McDouall Stuart stockbrokers consider that the linked
companies Widespread Portfolios Ltd (NZX: WID) and Widespread Energy Ltd
(NZAX: WEN) will not be able to “go it alone” in developing the Chatham
Rise marine phosphate deposits.
The broker’s Market Weekly said the two companies have only one employee, in executive director Chris Castle.
It was likely the two companies would sell down their interest to a party with the capability and capital needed to progress the venture.
It was estimated the project would need $300 million.
WID and WEN had indicated there would need to be a two years work programme that will include a full bankable feasibility study and the gathering of seabed samples to define a mineable resource.
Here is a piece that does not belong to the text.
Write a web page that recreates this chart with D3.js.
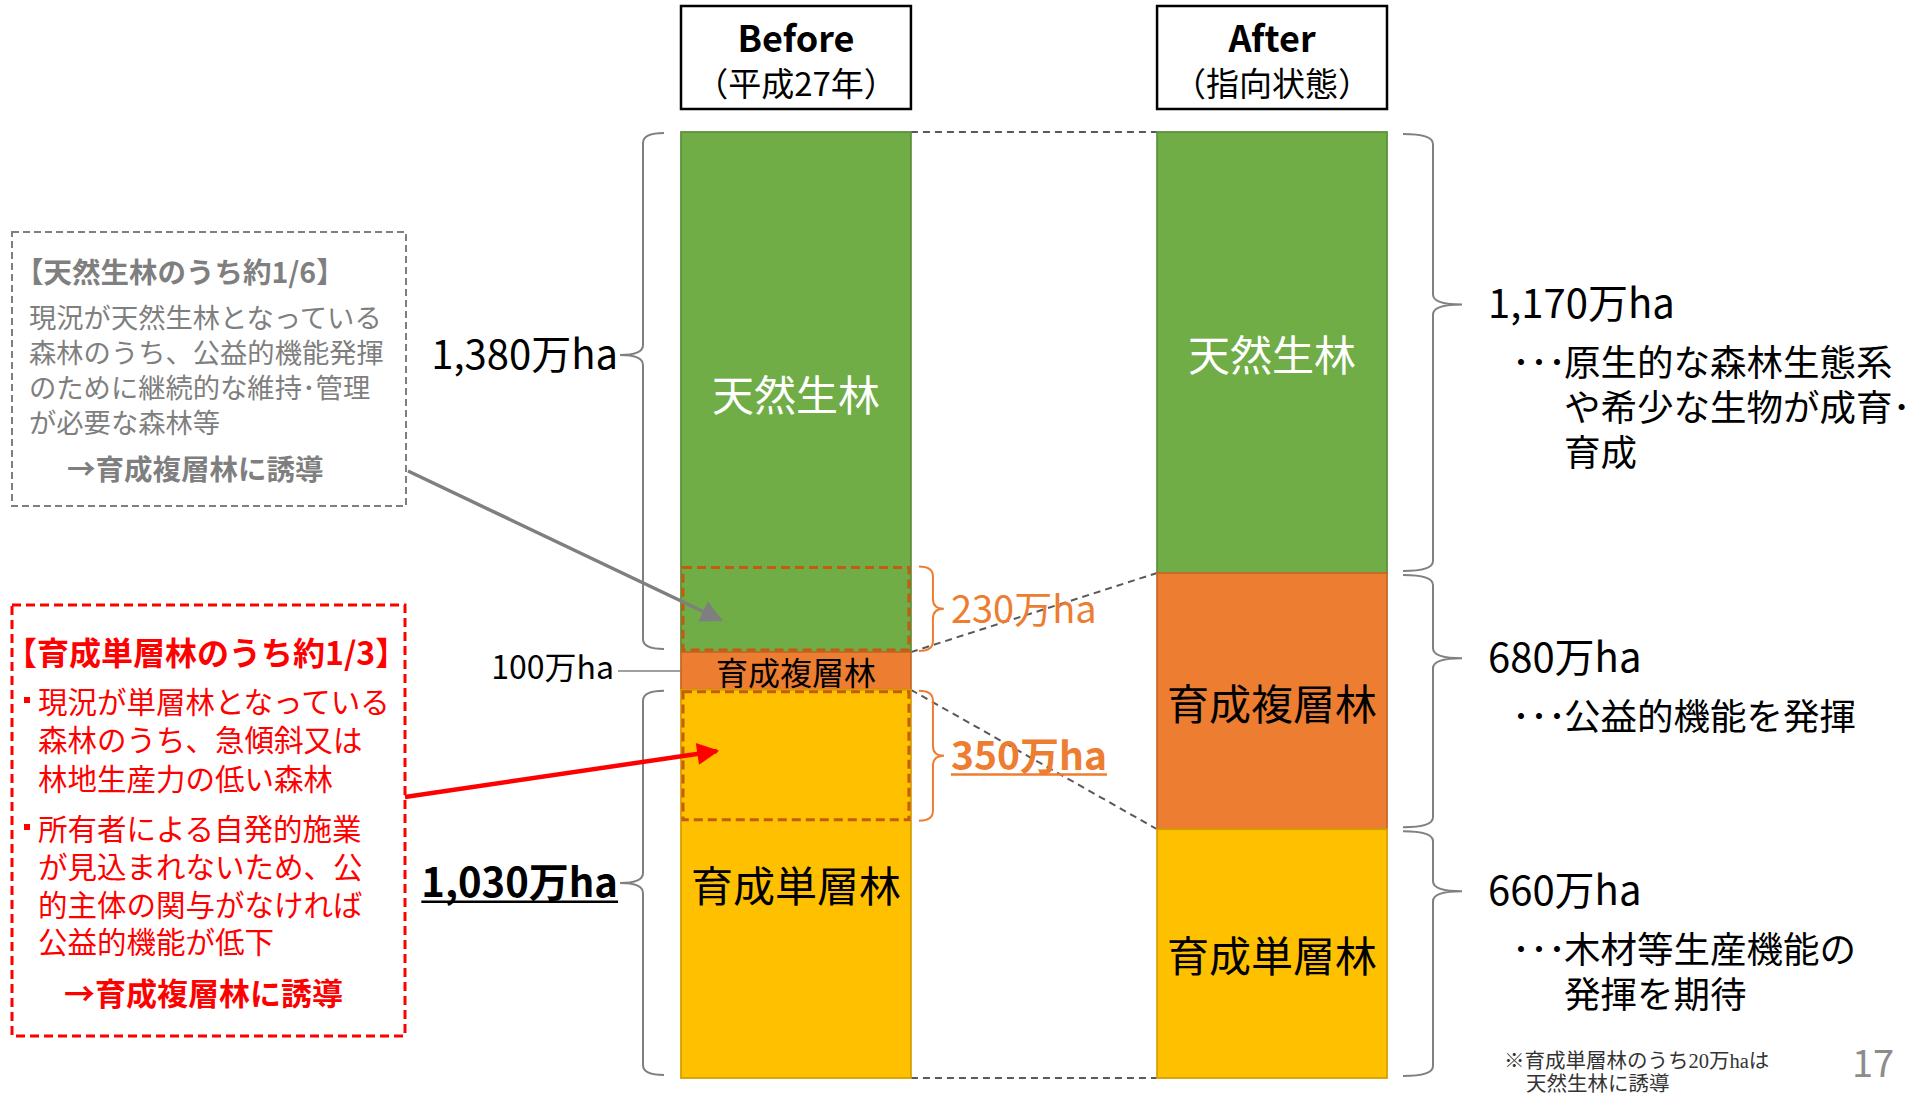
<!DOCTYPE html>
<html>
<head>
<meta charset="utf-8">
<script src="https://cdn.jsdelivr.net/npm/d3@7"></script>
<style>
  body { margin: 0; background: #fff; }
  svg { display: block; }
</style>
</head>
<body>
<div id="chart"></div>
<script>
// データ（万ha）
const periods = ["Before", "After"];
const periodNotes = ["（平成27年）", "（指向状態）"];
const forestTypes = ["天然生林", "育成複層林", "育成単層林"];
const beforeArea = [1380, 100, 1030];
const afterArea = [1170, 680, 660];
const shiftArea = [230, 350]; // 天然生林・育成単層林のうち育成複層林へ誘導
const afterNotes = [
    ["原生的な森林生態系", "や希少な生物が成育･", "育成"],
    ["公益的機能を発揮"],
    ["木材等生産機能の", "発揮を期待"]
];
const grayBoxTitle = "【天然生林のうち約1/6】";
const grayBoxLines = ["現況が天然生林となっている", "森林のうち、公益的機能発揮", "のために継続的な維持･管理", "が必要な森林等"];
const redBoxTitle = "【育成単層林のうち約1/3】";
const redBoxLines = ["・現況が単層林となっている", "森林のうち、急傾斜又は", "林地生産力の低い森林", "・所有者による自発的施業", "が見込まれないため、公", "的主体の関与がなければ", "公益的機能が低下"];
const guideText = "→育成複層林に誘導";
const footnoteLines = ["※育成単層林のうち20万haは", "天然生林に誘導"];
const pageNo = "17";

const FONT = "'Noto Sans CJK JP', 'Noto Sans', sans-serif";
const colors = { "天然生林": "#70AD47", "育成複層林": "#ED7D31", "育成単層林": "#FFC000" };
const fmt = v => d3.format(",")(v) + "万ha";

const svg = d3.select("#chart").append("svg")
    .attr("width", 1914).attr("height", 1094);

// scales
const total = d3.sum(beforeArea);
const y = d3.scaleLinear().domain([0, total]).range([132, 1078]);
const x = d3.scaleBand().domain(periods).range([681, 1387]).paddingInner(0.517);
const bw = x.bandwidth();

function txt(x0, y0, str, size, o = {}) {
    return svg.append("text")
        .attr("x", x0).attr("y", y0)
        .attr("font-size", size)
        .attr("font-weight", o.bold ? 700 : 400)
        .attr("fill", o.fill || "#000")
        .attr("text-anchor", o.anchor || "start")
        .attr("dominant-baseline", o.baseline || "auto")
        .style("font-family", o.family || FONT)
        .text(str);
}

function underline(t, color, w) {
    const b = t.node().getBBox();
    const yy = +t.attr("y") + +t.attr("font-size") * 0.12;
    svg.append("line")
        .attr("x1", b.x).attr("x2", b.x + b.width)
        .attr("y1", yy).attr("y2", yy)
        .attr("stroke", color).attr("stroke-width", w);
}

// curly brace; xEnd = ends, xv = vertical line, xTip = point
function brace(xEnd, xv, xTip, yTop, yBot, yTip) {
    const r = Math.min(10, (yTip - yTop) / 2, (yBot - yTip) / 2);
    const p = d3.path();
    p.moveTo(xEnd, yTop);
    p.quadraticCurveTo(xv, yTop, xv, yTop + r);
    p.lineTo(xv, yTip - r);
    p.quadraticCurveTo(xv, yTip, xTip, yTip);
    p.quadraticCurveTo(xv, yTip, xv, yTip + r);
    p.lineTo(xv, yBot - r);
    p.quadraticCurveTo(xv, yBot, xEnd, yBot);
    return p.toString();
}

// 積み上げ
const stacked = periods.map((p, i) => {
    const vals = i === 0 ? beforeArea : afterArea;
    let acc = 0;
    return forestTypes.map((t, j) => {
        const d = { period: p, type: t, value: vals[j], y0: acc, y1: acc + vals[j] };
        acc += vals[j];
        return d;
    });
});
const segs = stacked.flat();

// header boxes
svg.selectAll(".head")
    .data(periods)
    .enter()
    .append("rect")
        .attr("x", d => x(d)).attr("y", 6)
        .attr("width", bw).attr("height", 103)
        .attr("fill", "#fff").attr("stroke", "#000").attr("stroke-width", 2.5);
periods.forEach((p, i) => {
    txt(x(p) + bw / 2, 52, p, 36, { bold: true, anchor: "middle" });
    txt(x(p) + bw / 2, 96, periodNotes[i], 33, { anchor: "middle" });
});

// connecting dashed lines
const cumB = [0, ...d3.cumsum(beforeArea)];
const cumA = [0, ...d3.cumsum(afterArea)];
svg.selectAll(".conn")
    .data(d3.range(cumB.length))
    .enter()
    .append("line")
        .attr("x1", x("Before") + bw).attr("y1", k => y(cumB[k]))
        .attr("x2", x("After")).attr("y2", k => y(cumA[k]))
        .attr("stroke", "#595959").attr("stroke-width", 2)
        .attr("stroke-dasharray", "7,5");

// bars
svg.selectAll(".seg")
    .data(segs)
    .enter()
    .append("rect")
        .attr("x", d => x(d.period))
        .attr("y", d => y(d.y0))
        .attr("width", bw)
        .attr("height", d => y(d.y1) - y(d.y0))
        .attr("fill", d => colors[d.type])
        .attr("stroke", d => d3.color(colors[d.type]).darker(0.5))
        .attr("stroke-width", 1.8);

// bar labels
segs.forEach(d => {
    const small = d.period === "Before" && d.value < 200;
    txt(x(d.period) + bw / 2, y((d.y0 + d.y1) / 2), d.type, small ? 32 : 42, {
        anchor: "middle", baseline: "central",
        fill: d.type === "天然生林" ? "#fff" : "#000"
    });
});

// dashed boxes (moved area)
const shiftRanges = [
    [beforeArea[0] - shiftArea[0], beforeArea[0]],
    [beforeArea[0] + beforeArea[1], beforeArea[0] + beforeArea[1] + shiftArea[1]]
];
svg.selectAll(".shift")
    .data(shiftRanges)
    .enter()
    .append("rect")
        .attr("x", x("Before") + 2).attr("y", d => y(d[0]) + 2)
        .attr("width", bw - 4).attr("height", d => y(d[1]) - y(d[0]) - 4)
        .attr("fill", "none").attr("stroke", "#C55A11")
        .attr("stroke-width", 3).attr("stroke-dasharray", "9,5");

// orange braces + labels
const bxR = x("Before") + bw;
shiftRanges.forEach((r, i) => {
    const y0 = y(r[0]) + 1, y1 = y(r[1]) - 1, ym = (y0 + y1) / 2;
    svg.append("path")
        .attr("d", brace(bxR + 8, bxR + 22, bxR + 33, y0, y1, ym))
        .attr("fill", "none").attr("stroke", "#ED7D31").attr("stroke-width", 2);
    const t = txt(bxR + 40, ym + 14, fmt(shiftArea[i]), i === 0 ? 38 : 39, {
        fill: "#ED7D31", bold: i === 1
    });
    if (i === 1) underline(t, "#ED7D31", 2.5);
});

// left braces (Before)
const bxL = x("Before");
const leftSpans = [[0, cumB[1], 0.43], [cumB[2], cumB[3], 0.5]];
leftSpans.forEach((s, i) => {
    const y0 = y(s[0]) + 1, y1 = y(s[1]) - 3;
    const ym = y0 + (y1 - y0) * s[2];
    svg.append("path")
        .attr("d", brace(bxL - 17, bxL - 38, bxL - 61, y0, y1, ym))
        .attr("fill", "none").attr("stroke", "#808080").attr("stroke-width", 2);
    const v = i === 0 ? beforeArea[0] : beforeArea[2];
    const t = txt(bxL - 63, ym + 14, fmt(v), 40, { anchor: "end", bold: i === 1 });
    if (i === 1) underline(t, "#000", 2.5);
});

// 100万ha leader
const ymid = y((cumB[1] + cumB[2]) / 2);
svg.append("line")
    .attr("x1", bxL - 63).attr("x2", bxL)
    .attr("y1", ymid).attr("y2", ymid)
    .attr("stroke", "#808080").attr("stroke-width", 1.5);
txt(bxL - 67, ymid + 8, fmt(beforeArea[1]), 32, { anchor: "end" });

// right braces (After)
const axR = x("After") + bw;
const tipFrac = [0.39, 0.33, 0.245];
stacked[1].forEach((d, i) => {
    const y0 = y(d.y0) + 2, y1 = y(d.y1) - 2;
    const ym = y0 + (y1 - y0) * tipFrac[i];
    svg.append("path")
        .attr("d", brace(axR + 16, axR + 46, axR + 75, y0, y1, ym))
        .attr("fill", "none").attr("stroke", "#808080").attr("stroke-width", 2);
    txt(axR + 101, ym + 14, fmt(d.value), 40);
    afterNotes[i].forEach((line, k) => {
        const by = ym + 72 + k * 45;
        if (k === 0) txt(axR + 125, by, "･･･", 36);
        txt(axR + 177, by, line, 36.5);
    });
});

// gray dashed box
svg.append("rect")
    .attr("x", 12).attr("y", 232).attr("width", 394).attr("height", 274)
    .attr("fill", "none").attr("stroke", "#7F7F7F")
    .attr("stroke-width", 2).attr("stroke-dasharray", "7,4");
txt(15, 283, grayBoxTitle, 28.5, { bold: true, fill: "#7F7F7F" });
grayBoxLines.forEach((l, i) => txt(29, 328 + i * 35, l, 27.3, { fill: "#7F7F7F" }));
txt(67, 480, guideText, 28.5, { bold: true, fill: "#7F7F7F" });

// red dashed box
svg.append("rect")
    .attr("x", 12).attr("y", 605).attr("width", 393).attr("height", 431)
    .attr("fill", "none").attr("stroke", "#FF0000")
    .attr("stroke-width", 3).attr("stroke-dasharray", "9,5");
txt(5, 665, redBoxTitle, 32, { bold: true, fill: "#FF0000" });
const redY = [713, 751, 790, 840, 878, 916, 953];
redBoxLines.forEach((l, i) => {
    if (l.startsWith("・")) {
        svg.append("rect").attr("x", 24).attr("y", redY[i] - 16)
            .attr("width", 6).attr("height", 6).attr("fill", "#FF0000");
        l = l.slice(1);
    }
    txt(38, redY[i], l, 29.5, { fill: "#FF0000" });
});
txt(64, 1005, guideText, 31, { bold: true, fill: "#FF0000" });

// arrows
const defs = svg.append("defs");
[["gray", "#7F7F7F", 26, 22], ["red", "#FF0000", 26, 22]].forEach(m => {
    defs.append("marker")
        .attr("id", "arr-" + m[0])
        .attr("viewBox", "0 0 10 10").attr("refX", 9).attr("refY", 5)
        .attr("markerUnits", "userSpaceOnUse")
        .attr("markerWidth", m[2]).attr("markerHeight", m[3])
        .attr("orient", "auto")
        .append("path").attr("d", "M0,0L10,5L0,10z").attr("fill", m[1]);
});
svg.append("line")
    .attr("x1", 408).attr("y1", 471).attr("x2", 721).attr("y2", 620)
    .attr("stroke", "#7F7F7F").attr("stroke-width", 3.5)
    .attr("marker-end", "url(#arr-gray)");
svg.append("line")
    .attr("x1", 405).attr("y1", 797).attr("x2", 717).attr("y2", 751)
    .attr("stroke", "#FF0000").attr("stroke-width", 4.5)
    .attr("marker-end", "url(#arr-red)");

// footnote and page number
const serif = "'Liberation Serif', 'Noto Sans CJK JP', serif";
txt(1504, 1068, footnoteLines[0], 20.5, { fill: "#333", family: serif });
txt(1526, 1091, footnoteLines[1], 20.5, { fill: "#333", family: serif });
txt(1852, 1077, pageNo, 38, { fill: "#8C8C8C" });
</script>
</body>
</html>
McDouall Stuart said exploration in the Chatham Rise area, near Chatham Island and 600 kilometres east of Christchurch, in the 1970s and 1980s indicated a significant potential seafloor resource of rock phosphate.
“Those studies have assessed proved reserves of 30 million tonnes but with a total resource estimate of 100 Mt,” the broker said.
Rock phosphate is a core input to fertiliser manufacture. Currently, NZ imports more than 1 Mt of phosphate annually from Morocco, mostly by heavyweights Ravensdown and Balance AgriNutrients.
At current prices of about $US200/tonne, the commodity value of imported phosphate adds to around $300 M per annum. Cost of freight from Morocco adds a further $170 M to that bill.